Yelp Insights : Data Visualization
Providing Business Owners with a Better Way to Compare Yelp Information
This project aims to provide a visualization tool that illustrates the correlations between the ratings of a particular business and the secondary features that it offers. We plan on using data from Yelp to provide insightful data about what makes a business successful. The primary purpose is to inform prospective business owners about what their business requires to be "successful" in a particular city or area.
This project is an entry for Yelp data contest and is created with the visualisation software Tableau.
Hypothesis 1: Different kinds of businesses have different secondary features that contribute towards higher star ratings.
Hypothesis 2: For a given business type, the secondary features contributing towards higher ratings vary between different cities / locations.
These two hypotheses are the core of our project. For the purpose of this project, we plan to use the yelp academic challenge dataset. This gives us enough json data to work with. It is formatted well enough to be easy to deal with, but still requires cleaning and pre-formatting before it can be effectively used.
The final product will be a quick visual way to provide our users with a way to get a sense of the market in their location of interest. We believe this will be immensely useful to make business decisions at an early planning stage and will cut the time and resources necessary to conduct market analysis.
Key research question:
1. Is there a correlation between the extra features that a business offers and the ratings it receives on yelp? (eg. Free WiFi, coffee, quiet environments, easy parking, etc.)
2. What are these extra features that highly rated restaurants have in common?
3. Are these features universal or do they vary based on the type of location? Are some features more universal than others?
4. Are these features specifically tied to a certain type of restaurant or are they universal?
We analyzed the dataset to profile the data and identify what sort of formatting is necessary, and what potential challenges we would face. The data was provided as a json file. After converting the file to CSV format, we identified useful fields for our analysis.
NOTE: The points outlined below were gathered from a sample set of the two cities we are focusing on (Urbana-Champaign and Las Vegas) - approx. 24400 Rows.
We listed all the variables available from the yelp dataset, and then identified the key variables that could help answer our research questions. We spent a few minutes brainstorming and sketching on paper. These ideas include using a map to show the clustering of different type of restaurants in the two cities, bar charts to illustrate restaurants' average ratings by attributes, and packed bubble graph to display the importance of the attributes, etc.
We started by designing the basic layout of the visualization in wireframe.

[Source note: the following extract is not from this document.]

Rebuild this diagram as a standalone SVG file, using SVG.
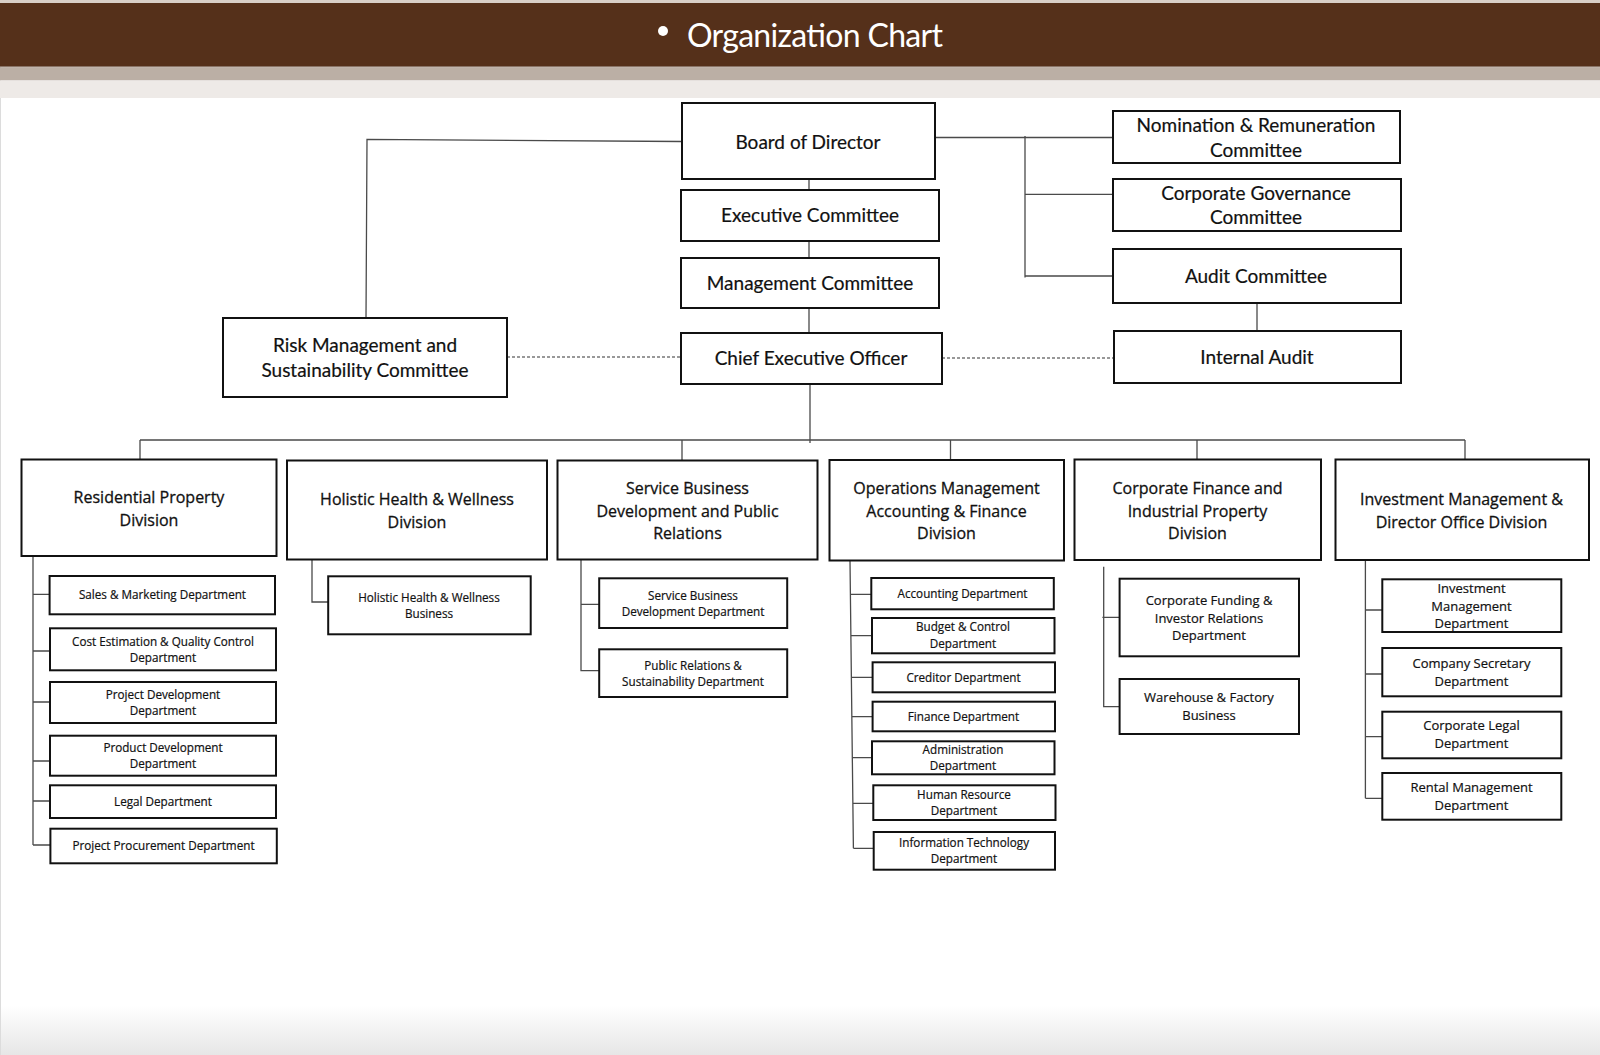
<svg xmlns="http://www.w3.org/2000/svg" width="1600" height="1055" viewBox="0 0 1600 1055">
<defs>
<linearGradient id="fade" x1="0" y1="0" x2="0" y2="1">
<stop offset="0" stop-color="#ffffff"/>
<stop offset="1" stop-color="#e6e6e6"/>
</linearGradient>
<style>
.box{fill:#fff;stroke:#111;stroke-width:2}
.top{font-family:Lato,"Liberation Sans",sans-serif;font-size:19px;fill:#111;text-anchor:middle;stroke:#111;stroke-width:0.2}
.div{font-family:"Open Sans","Noto Sans",sans-serif;font-size:16px;fill:#111;text-anchor:middle;stroke:#111;stroke-width:0.3}
.sub{font-family:"Open Sans","Noto Sans",sans-serif;font-size:11.7px;fill:#111;text-anchor:middle;stroke:#111;stroke-width:0.2}
.sub2{font-family:"Open Sans","Noto Sans",sans-serif;font-size:13px;fill:#111;text-anchor:middle;stroke:#111;stroke-width:0.2}
.ln{fill:none;stroke:#4a4a4a;stroke-width:1.3}
.dash{fill:none;stroke:#333;stroke-width:1.2;stroke-dasharray:3 2}
</style>
</defs>
<rect x="0" y="0" width="1600" height="1055" fill="#fff"/>
<rect x="0" y="1005" width="1600" height="50" fill="url(#fade)"/>
<line x1="0.5" y1="0" x2="0.5" y2="1055" stroke="#dcdcdc" stroke-width="1"/>
<g id="header">
<rect x="0" y="0" width="1600" height="3" fill="#d9cfc7"/>
<rect x="0" y="3" width="1600" height="63" fill="#55301a"/>
<rect x="0" y="66" width="1600" height="1.5" fill="#8a7466"/>
<rect x="0" y="67.5" width="1600" height="13" fill="#bbafa5"/>
<rect x="0" y="80.5" width="1600" height="17.5" fill="#eeeae7"/>
<circle cx="663" cy="31" r="5" fill="#fff"/>
<text x="687" y="47" font-family="Lato,'Noto Sans',sans-serif" font-size="32" fill="#fff" textLength="256" lengthAdjust="spacing">Organization Chart</text>
</g>
<g id="connectors">
<path class="ln" d="M681,141.5 L367,139.3 L366,318"/>
<path class="ln" d="M809,179 V190 M809,241 V258 M809,308 V333 M810,384 V443"/>
<path class="ln" d="M935,137.5 H1113 M1025,136 V277.5 M1025,194.3 H1113 M1025,276 H1113"/>
<path class="ln" d="M1257,303 V331"/>
<path class="dash" d="M507,357 H681"/>
<path class="dash" d="M942,358 H1114"/>
<path class="ln" d="M140,440 H1465 M140,440 V459 M682,440 V460 M950.5,440 V460 M1197,440 V459 M1465,440 V459"/>
<path class="ln" d="M33,556 V845 M33,594.3 H50 M33,651 H50 M33,702 H50 M33,761 H50 M33,801 H50 M33,845 H50"/>
<path class="ln" d="M312,559 V602 H328"/>
<path class="ln" d="M581,560 V670.7 H599 M581,604.3 H599"/>
<path class="ln" d="M850,561 L853.4,848.3 M850.4,594.3 H871 M850.9,635.7 H872 M851.4,677.3 H872.6 M851.9,716.7 H872.6 M852.3,757.7 H872 M852.9,803.3 H873.3 M853.4,848.3 H873.7"/>
<path class="ln" d="M1103.7,566.7 V707.3 M1102.4,617.3 H1119.6 M1103.7,706.7 H1119.6"/>
<path class="ln" d="M1365.4,559.3 V798.3 M1365.4,610 H1382.3 M1365.4,674 H1382.3 M1365.4,736.7 H1382.3 M1365.4,798.3 H1382.3"/>
</g>
<g id="board"><rect class="box" x="682" y="103" width="253" height="76"/><text class="top" x="808" y="149">Board of Director</text></g>
<g id="exec"><rect class="box" x="681" y="190" width="258" height="51"/><text class="top" x="810" y="222">Executive Committee</text></g>
<g id="mgmt"><rect class="box" x="681" y="258" width="258" height="50"/><text class="top" x="810" y="290">Management Committee</text></g>
<g id="ceo"><rect class="box" x="681" y="333" width="261" height="51"/><text class="top" x="811" y="365">Chief Executive Officer</text></g>
<g id="risk"><rect class="box" x="223" y="318" width="284" height="79"/><text class="top" x="365" y="352">Risk Management and</text><text class="top" x="365" y="377">Sustainability Committee</text></g>
<g id="nomination"><rect class="box" x="1113" y="111" width="287" height="52"/><text class="top" x="1256" y="132">Nomination &amp; Remuneration</text><text class="top" x="1256" y="157">Committee</text></g>
<g id="governance"><rect class="box" x="1113" y="179" width="288" height="52"/><text class="top" x="1256" y="200">Corporate Governance</text><text class="top" x="1256" y="224">Committee</text></g>
<g id="audit"><rect class="box" x="1113" y="249" width="288" height="54"/><text class="top" x="1256" y="283">Audit Committee</text></g>
<g id="internal-audit"><rect class="box" x="1114" y="331" width="287" height="52"/><text class="top" x="1257" y="364">Internal Audit</text></g>

<g id="div-residential"><rect class="box" x="21.5" y="459.5" width="255" height="96.5"/><text class="div" x="149" y="503">Residential Property</text><text class="div" x="149" y="525.5">Division</text></g>
<g id="div-holistic"><rect class="box" x="287" y="460.5" width="260" height="99"/><text class="div" x="417" y="505">Holistic Health &amp; Wellness</text><text class="div" x="417" y="527.5">Division</text></g>
<g id="div-service"><rect class="box" x="557.5" y="460.5" width="260" height="99"/><text class="div" x="687.5" y="494">Service Business</text><text class="div" x="687.5" y="516.5">Development and Public</text><text class="div" x="687.5" y="538.5">Relations</text></g>
<g id="div-operations"><rect class="box" x="829.5" y="460" width="234.5" height="100.5"/><text class="div" x="946.5" y="494">Operations Management</text><text class="div" x="946.5" y="516.5">Accounting &amp; Finance</text><text class="div" x="946.5" y="538.5">Division</text></g>
<g id="div-corpfin"><rect class="box" x="1074.5" y="459.5" width="246.5" height="100.5"/><text class="div" x="1197.5" y="494">Corporate Finance and</text><text class="div" x="1197.5" y="516.5">Industrial Property</text><text class="div" x="1197.5" y="538.5">Division</text></g>
<g id="div-investment"><rect class="box" x="1335.5" y="459.5" width="253.5" height="100.5"/><text class="div" x="1461.5" y="505">Investment Management &amp;</text><text class="div" x="1461.5" y="527.5">Director Office Division</text></g>

<g id="res-sales"><rect class="box" x="49.6" y="576" width="225.4" height="38.3"/><text class="sub" x="162.5" y="599">Sales &amp; Marketing Department</text></g>
<g id="res-cost"><rect class="box" x="50" y="628.3" width="226" height="42"/><text class="sub" x="163" y="645.5">Cost Estimation &amp; Quality Control</text><text class="sub" x="163" y="662">Department</text></g>
<g id="res-project"><rect class="box" x="50" y="682" width="226" height="41"/><text class="sub" x="163" y="699">Project Development</text><text class="sub" x="163" y="715">Department</text></g>
<g id="res-product"><rect class="box" x="50" y="735.7" width="226" height="40"/><text class="sub" x="163" y="752">Product Development</text><text class="sub" x="163" y="768.3">Department</text></g>
<g id="res-legal"><rect class="box" x="50" y="785.3" width="226" height="32.7"/><text class="sub" x="163" y="806">Legal Department</text></g>
<g id="res-procurement"><rect class="box" x="50.4" y="828.7" width="226.4" height="34.6"/><text class="sub" x="163.5" y="850">Project Procurement Department</text></g>

<g id="hol-business"><rect class="box" x="328.2" y="576.3" width="202.5" height="58"/><text class="sub" x="429" y="602">Holistic Health &amp; Wellness</text><text class="sub" x="429" y="618.3">Business</text></g>

<g id="svc-sbd"><rect class="box" x="599.2" y="578.3" width="188" height="49.7"/><text class="sub" x="693" y="599.5">Service Business</text><text class="sub" x="693" y="616">Development Department</text></g>
<g id="svc-pr"><rect class="box" x="599.2" y="649.3" width="188" height="47.7"/><text class="sub" x="693" y="669.5">Public Relations &amp;</text><text class="sub" x="693" y="686">Sustainability Department</text></g>

<g id="ops-accounting"><rect class="box" x="871.3" y="578" width="182.5" height="31.3"/><text class="sub" x="962.5" y="598">Accounting Department</text></g>
<g id="ops-budget"><rect class="box" x="872" y="618" width="182.5" height="35.3"/><text class="sub" x="963" y="631">Budget &amp; Control</text><text class="sub" x="963" y="647.5">Department</text></g>
<g id="ops-creditor"><rect class="box" x="872.6" y="662.3" width="182.4" height="30"/><text class="sub" x="963.5" y="681.5">Creditor Department</text></g>
<g id="ops-finance"><rect class="box" x="872.6" y="701.7" width="182.4" height="29.6"/><text class="sub" x="963.5" y="721">Finance Department</text></g>
<g id="ops-admin"><rect class="box" x="872" y="741.3" width="182.5" height="33"/><text class="sub" x="963" y="754">Administration</text><text class="sub" x="963" y="770">Department</text></g>
<g id="ops-hr"><rect class="box" x="873.3" y="785.3" width="182.2" height="34.7"/><text class="sub" x="964" y="798.5">Human Resource</text><text class="sub" x="964" y="814.5">Department</text></g>
<g id="ops-it"><rect class="box" x="873.7" y="832" width="181.3" height="37.7"/><text class="sub" x="964" y="846.5">Information Technology</text><text class="sub" x="964" y="862.5">Department</text></g>

<g id="cf-funding"><rect class="box" x="1119.6" y="578.7" width="179.4" height="77.6"/><text class="sub2" x="1209" y="605">Corporate Funding &amp;</text><text class="sub2" x="1209" y="622.5">Investor Relations</text><text class="sub2" x="1209" y="640">Department</text></g>
<g id="cf-warehouse"><rect class="box" x="1119.6" y="679" width="179.4" height="55"/><text class="sub2" x="1209" y="702">Warehouse &amp; Factory</text><text class="sub2" x="1209" y="720">Business</text></g>

<g id="inv-mgmt"><rect class="box" x="1382.3" y="579.3" width="179" height="52.7"/><text class="sub2" x="1471.5" y="593">Investment</text><text class="sub2" x="1471.5" y="610.5">Management</text><text class="sub2" x="1471.5" y="628">Department</text></g>
<g id="inv-secretary"><rect class="box" x="1382.3" y="648" width="179" height="48.3"/><text class="sub2" x="1471.5" y="667.5">Company Secretary</text><text class="sub2" x="1471.5" y="685.5">Department</text></g>
<g id="inv-legal"><rect class="box" x="1382.3" y="711.7" width="179" height="46.6"/><text class="sub2" x="1471.5" y="730">Corporate Legal</text><text class="sub2" x="1471.5" y="748">Department</text></g>
<g id="inv-rental"><rect class="box" x="1382.3" y="773" width="179" height="46.7"/><text class="sub2" x="1471.5" y="791.5">Rental Management</text><text class="sub2" x="1471.5" y="809.5">Department</text></g>
</svg>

Based on the feedback from the first user test, we used Tableau to create the second iteration of the interface. In this version, we included household income data from Zillow into Tableau map to show more neighborhood information. We also eliminated attributes that our user said were not very necessary. To show the distribution of rating, we added a boxplot layered on top of individual restaurant rating above the map view. We also use different levels of red density to show the variance in star ratings.
Our final prototype includes a map view of the distribution of restaurants in the city, a scatter plot of restaurants aggregated by cuisine type, a stacked horizontal bar chart of WiFi availability of restaurants, and a line graph illustrating the relationship between price range and star rating moderated by noise level. We used color to represent different type of cuisines, so that users can easily compare the distribution of two or more cuisine types on the map.
We followed human-centered design process to create this visualization. In the ideation phase, we used descriptive analysis to examine the data profile, found out suitable variables for business decision making, and sketched paper prototypes. We conducted four interviews with our target users and 3 usability studies. Our prototypes evolved from paper drawings to clickable InVision mock-up, and eventually high fidelity prototype on Tableau. Following is some detailed analysis of our visualization, its limitations, and possible direction for future iterations. Therefore, this visualization is meant to serve as a starting point for market analysts use as a guide and build on.